At another lunch, Vidia wincing with each bite from his sore teeth, we talked about money. We usually talked about money, as writers do—the futility of making it, the punishing British tax system, the way people presumed on writers by trying to underpay them, the fatuity of wealth, and could we have some more money, please?

“I know the solution—my solution,” Vidia said.

“Please tell me.”

“I want a million pounds in the bank,” he said. “Not the equivalent of a million in real estate. Not valuables. Not stocks. I want a million in my account.”

“I suppose that's possible,” I said, so as not to discourage him. In fact, I had no idea how one would accumulate that amount.
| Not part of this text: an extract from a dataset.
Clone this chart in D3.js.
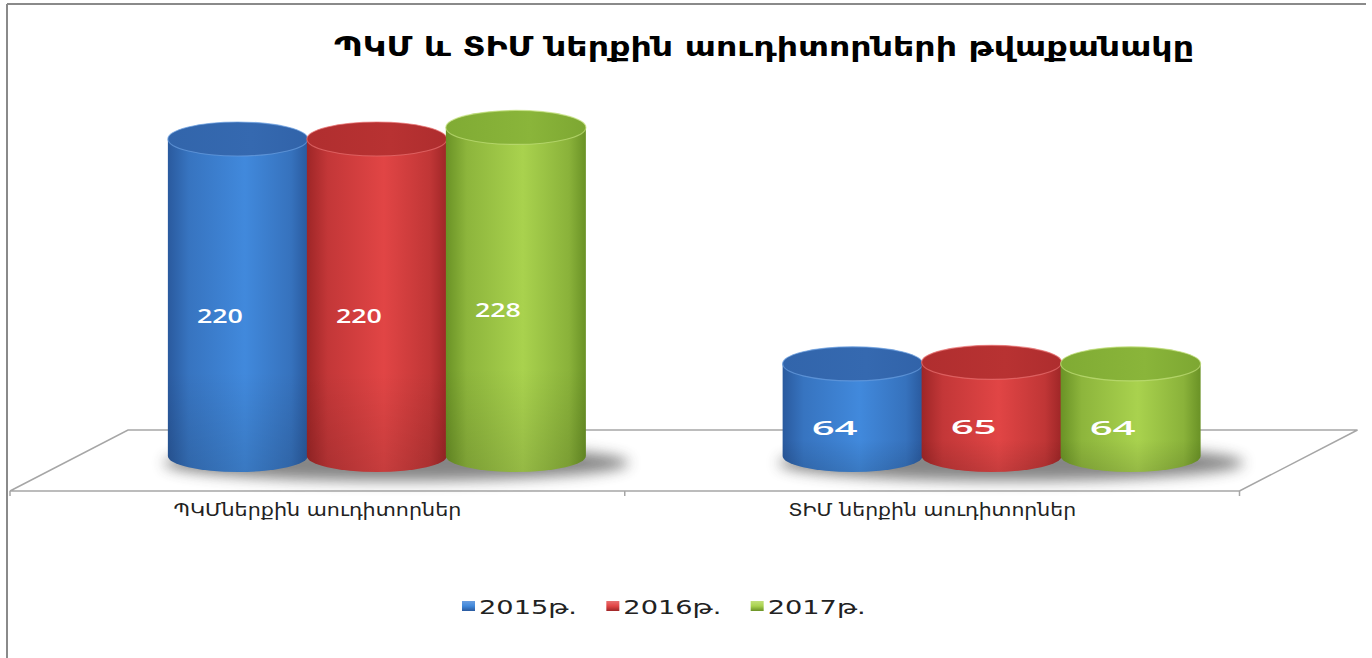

“But you have a million, Paul.”

“You're joking.”

“You got a million for the
Mosquito Coast
film, surely.”

“Nowhere near it. Maybe a fifth of that.”

“Really.” He was surprised, even shocked.

“And I bought a house with it, so now it's gone.”

“Actors get paid in the millions, surely.”

“Yes,” I said. “But not writers.”

“I will get my million,” he said, as I paid the bill for lunch.

After yet another lunch, we walked to the offices of his publisher so he could sign three hundred copies of
A House for Mr. Biswas
, one of the titles in a series of signed books that were part of a book-club offer. I stood by him, opening them to the half-title page, and he wrote his signature. As always, he used a fountain pen and black ink.